### Task description
Exactly as written, write out the lines below from the first to the one containing "(-5,-5) rectangle (5,5);", inclusive. Pictures do not belong in the copy.
+ + +
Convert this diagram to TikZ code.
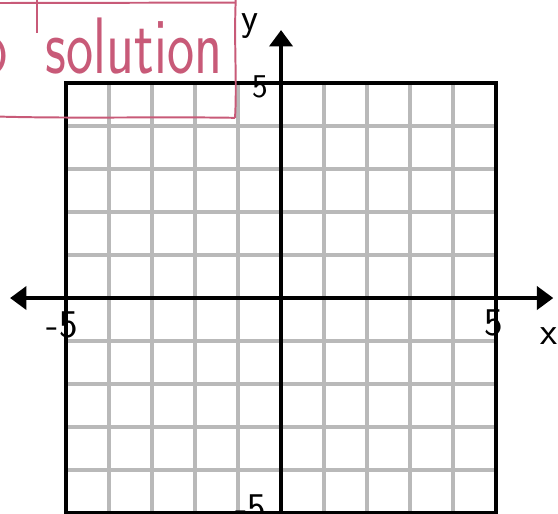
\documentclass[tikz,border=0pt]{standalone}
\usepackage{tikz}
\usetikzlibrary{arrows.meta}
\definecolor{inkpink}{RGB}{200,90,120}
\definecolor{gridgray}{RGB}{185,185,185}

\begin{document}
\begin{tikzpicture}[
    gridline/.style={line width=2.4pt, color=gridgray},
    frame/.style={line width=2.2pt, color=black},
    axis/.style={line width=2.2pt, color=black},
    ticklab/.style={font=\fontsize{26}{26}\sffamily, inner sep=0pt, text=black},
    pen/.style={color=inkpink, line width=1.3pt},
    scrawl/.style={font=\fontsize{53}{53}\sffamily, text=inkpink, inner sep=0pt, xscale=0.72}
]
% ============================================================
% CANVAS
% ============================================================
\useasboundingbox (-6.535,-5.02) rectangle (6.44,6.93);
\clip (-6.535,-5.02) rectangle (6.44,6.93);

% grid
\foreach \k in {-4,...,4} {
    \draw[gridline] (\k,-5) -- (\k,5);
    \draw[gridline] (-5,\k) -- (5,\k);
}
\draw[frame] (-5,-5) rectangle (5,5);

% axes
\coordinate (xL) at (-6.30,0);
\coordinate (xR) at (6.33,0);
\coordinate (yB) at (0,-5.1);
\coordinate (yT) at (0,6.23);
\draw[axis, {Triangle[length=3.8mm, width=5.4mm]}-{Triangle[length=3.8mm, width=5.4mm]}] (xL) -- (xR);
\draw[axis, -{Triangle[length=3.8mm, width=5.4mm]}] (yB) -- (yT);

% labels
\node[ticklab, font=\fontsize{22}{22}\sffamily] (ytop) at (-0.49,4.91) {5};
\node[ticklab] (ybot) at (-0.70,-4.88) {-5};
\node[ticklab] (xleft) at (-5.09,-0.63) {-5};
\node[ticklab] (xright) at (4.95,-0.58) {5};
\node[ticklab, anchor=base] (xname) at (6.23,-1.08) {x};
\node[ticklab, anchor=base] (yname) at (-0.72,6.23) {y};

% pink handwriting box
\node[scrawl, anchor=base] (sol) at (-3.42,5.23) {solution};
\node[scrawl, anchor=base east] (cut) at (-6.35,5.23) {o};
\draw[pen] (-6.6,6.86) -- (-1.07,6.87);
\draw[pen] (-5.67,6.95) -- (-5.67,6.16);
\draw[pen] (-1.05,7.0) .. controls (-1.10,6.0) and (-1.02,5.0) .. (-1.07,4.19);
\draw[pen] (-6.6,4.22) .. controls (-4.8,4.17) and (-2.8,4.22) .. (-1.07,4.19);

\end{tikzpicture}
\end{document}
+ + +
### Reply
Convert this diagram to TikZ code.
\documentclass[tikz,border=0pt]{standalone}
\usepackage{tikz}
\usetikzlibrary{arrows.meta}
\definecolor{inkpink}{RGB}{200,90,120}
\definecolor{gridgray}{RGB}{185,185,185}

\begin{document}
\begin{tikzpicture}[
    gridline/.style={line width=2.4pt, color=gridgray},
    frame/.style={line width=2.2pt, color=black},
    axis/.style={line width=2.2pt, color=black},
    ticklab/.style={font=\fontsize{26}{26}\sffamily, inner sep=0pt, text=black},
    pen/.style={color=inkpink, line width=1.3pt},
    scrawl/.style={font=\fontsize{53}{53}\sffamily, text=inkpink, inner sep=0pt, xscale=0.72}
]
% ============================================================
% CANVAS
% ============================================================
\useasboundingbox (-6.535,-5.02) rectangle (6.44,6.93);
\clip (-6.535,-5.02) rectangle (6.44,6.93);

% grid
\foreach \k in {-4,...,4} {
    \draw[gridline] (\k,-5) -- (\k,5);
    \draw[gridline] (-5,\k) -- (5,\k);
}
\draw[frame] (-5,-5) rectangle (5,5);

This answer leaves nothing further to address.